Michael K. Goodman and Agatha Herman


Close to two decades ago, Whatmore and Thorne (1997) used fair trade coffee to introduce actor-network theory to the political economy of food and what Evans (2000) called the rise of ‘counter-hegemonic globalization’. As well as providing one of the earliest academic descriptions of a fair trade network, they elaborated a ‘topological spatial imagination concerned with tracing points of connection and lines of flow, as opposed to reiterating fixed surfaces and boundaries’ (Whatmore and Thorne 1997, 289; original emphasis). Yet, how do these connections and flows work? And, importantly, how do they do this work as fair trade has moved into the ‘everyday’ supply chains of supermarkets, corner stores and institutions? In this chapter, we analyze the shifting temporal and spatial practices that have given shape to and animate these alternative connections and flows in fair trade’s agro-food networks.

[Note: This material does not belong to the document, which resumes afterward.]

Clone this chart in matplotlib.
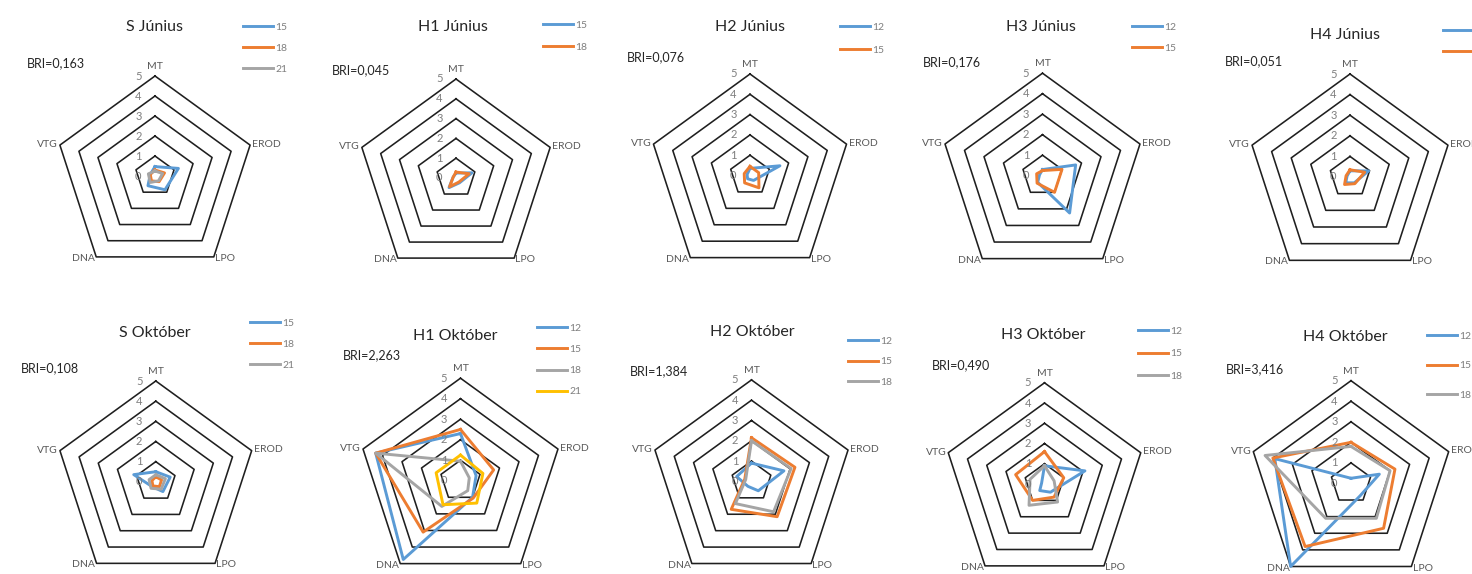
import numpy as np
import matplotlib
matplotlib.use('Agg')
import matplotlib.pyplot as plt

plt.rcParams['font.family'] = ['Lato', 'DejaVu Sans']

# --------------------------
# data
# --------------------------
categories = ['MT', 'EROD', 'LPO', 'DNA', 'VTG']
rings = [1, 2, 3, 4, 5]
tick_labels = ['0', '1', '2', '3', '4', '5']

titles = ['S Június', 'H1 Június', 'H2 Június', 'H3 Június', 'H4 Június',
          'S Október', 'H1 Október', 'H2 Október', 'H3 Október', 'H4 Október']
bri = ['BRI=0,163', 'BRI=0,045', 'BRI=0,076', 'BRI=0,176', 'BRI=0,051',
       'BRI=0,108', 'BRI=2,263', 'BRI=1,384', 'BRI=0,490', 'BRI=3,416']

# sampling days in each panel (legend)
days = [['15', '18', '21'], ['15', '18'], ['12', '15'], ['12', '15'], ['12', '15'],
        ['15', '18', '21'], ['12', '15', '18', '21'], ['12', '15', '18'],
        ['12', '15', '18'], ['12', '15', '18']]

# values in order MT, EROD, LPO, DNA, VTG
s_jun = [[0.47, 1.23, 0.85, 0.6, 0.25],
         [0.3, 0.5, 0.35, 0.3, 0.25],
         [0.25, 0.4, 0.3, 0.4, 0.35]]
h1_jun = [[0.25, 0.85, 0.3, 0.6, 0.15],
          [0.3, 0.7, 0.25, 0.55, 0.15]]
h2_jun = [[0.35, 1.55, 0.3, 0.2, 0.15],
          [0.45, 0.45, 0.75, 0.45, 0.3]]
h3_jun = [[0.3, 1.7, 2.25, 0.4, 0.15],
          [0.25, 1.0, 1.0, 0.45, 0.3]]
h4_jun = [[0.3, 0.95, 0.35, 0.35, 0.15],
          [0.35, 0.75, 0.4, 0.45, 0.2]]
s_okt = [[0.5, 0.75, 0.6, 0.3, 1.15],
         [0.25, 0.3, 0.3, 0.25, 0.2],
         [0.35, 0.5, 0.45, 0.4, 0.35]]
h1_okt = [[2.3, 0.8, 1.0, 4.75, 4.35],
          [2.5, 1.7, 1.05, 3.1, 4.35],
          [0.95, 0.45, 0.6, 1.55, 4.35],
          [1.25, 1.15, 1.35, 1.45, 1.25]]
h2_okt = [[0.9, 1.68, 0.57, 0.3, 0.77],
          [2.15, 2.25, 2.15, 1.7, 0.35],
          [2.0, 2.05, 1.85, 1.35, 0.3]]
h3_okt = [[0.9, 2.1, 0.5, 0.4, 0.15],
          [1.6, 1.0, 0.8, 1.0, 1.5],
          [0.9, 0.5, 1.1, 1.3, 0.75]]
h4_okt = [[0.25, 1.45, 0.75, 5.0, 3.9],
          [2.0, 2.25, 2.7, 3.8, 4.0],
          [1.8, 2.0, 2.1, 2.1, 4.4]]

panels = [s_jun, h1_jun, h2_jun, h3_jun, h4_jun,
          s_okt, h1_okt, h2_okt, h3_okt, h4_okt]

colors = ['#5B9BD5', '#ED7D31', '#A5A5A5', '#FFC000']

# --------------------------
# layout (pixels)
# --------------------------
W, H = 1472, 574
centers = [(155, 176, 100), (456, 178, 99), (750, 175.5, 101.5), (1042.5, 175.7, 102.5), (1350, 177, 103),
           (155.8, 481.8, 100.8), (460.5, 480.7, 102.5), (751.5, 481.4, 101.5), (1044.5, 484, 101.2), (1351, 483.4, 102.7)]
title_pos = [(155, 27), (453, 27), (750, 27), (1041, 27), (1345, 35),
             (155, 333), (455, 336), (752, 332), (1043, 335), (1345, 337)]
bri_pos = [(27, 63), (332, 70), (627, 57), (923, 62), (1225, 61),
           (21, 368), (343, 355), (630, 371), (932, 365), (1226, 369)]
legend_pos = [(243, 29, 24), (543, 27, 25), (840, 29, 26), (1132, 29, 24), (1443, 33, 24),
              (250, 325, 24), (537, 330, 24.3), (848, 343, 23.5), (1138, 333, 25.5), (1427, 338, 32.5)]

fig = plt.figure(figsize=(W / 100, H / 100), dpi=100)

angles = np.linspace(0, 2 * np.pi, len(categories), endpoint=False)
closed = np.append(angles, angles[0])
label_align = [('center', 'bottom', 5.25), ('left', 'center', 5.12), ('left', 'center', 5.1),
               ('right', 'center', 5.1), ('right', 'center', 5.1)]
leg_fs = 7.5

for i, data in enumerate(panels):
    cx, cy, r = centers[i]
    ax = fig.add_axes([(cx - r) / W, 1 - (cy + r) / H, 2 * r / W, 2 * r / H], projection='polar')
    ax.set_theta_offset(np.pi / 2)
    ax.set_theta_direction(-1)
    ax.set_ylim(0, 5)
    ax.axis('off')

    # pentagon grid
    for k in rings:
        ax.plot(closed, [k] * len(closed), color='#1f1f1f', lw=1.15, clip_on=False)

    for k, t in enumerate(tick_labels):
        ax.annotate(t, xy=(0, k), xytext=(-12, 0), textcoords='offset points',
                    ha='center', va='center', fontsize=8, color='#7f7f7f')

    for a, cat, (ha, va, rr) in zip(angles, categories, label_align):
        ax.text(a, rr, cat, ha=ha, va=va, fontsize=7.5, color='#595959', clip_on=False)

    for j, vals in enumerate(data):
        v = vals + vals[:1]
        ax.plot(closed, v, color=colors[j], lw=2.1, label=days[i][j], clip_on=False)

    lx, ly, pitch = legend_pos[i]
    fs_px = leg_fs * 100 / 72
    ax.legend(loc='upper left', bbox_to_anchor=(lx / W, 1 - (ly - 0.6 * fs_px) / H),
              bbox_transform=fig.transFigure, frameon=False, borderpad=0, borderaxespad=0,
              fontsize=leg_fs, labelcolor='#7f7f7f', handlelength=30 / fs_px,
              handletextpad=0.25, labelspacing=(pitch - 1.2 * fs_px) / fs_px)

    tx, ty = title_pos[i]
    fig.text(tx / W, 1 - ty / H, titles[i], ha='center', va='center', fontsize=11.5, color='#262626')
    bx, by = bri_pos[i]
    fig.text(bx / W, 1 - by / H, bri[i], ha='left', va='center', fontsize=9, color='#262626')

fig.savefig('out.png', dpi=100)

The connective practices of fair trade have substantively changed as traditional fair trade products have moved into the commercial mainstream, and new fair trade products, such as wine, have entered the market. Crucially, these connective practices are tactical in nature: they have shifted to grow fair trade markets and bring in new goods, but they also facilitate the practical connections across fair trade commodity chain nodes designed to facilitate the flow of these goods from marginalized producers to better-off consumers.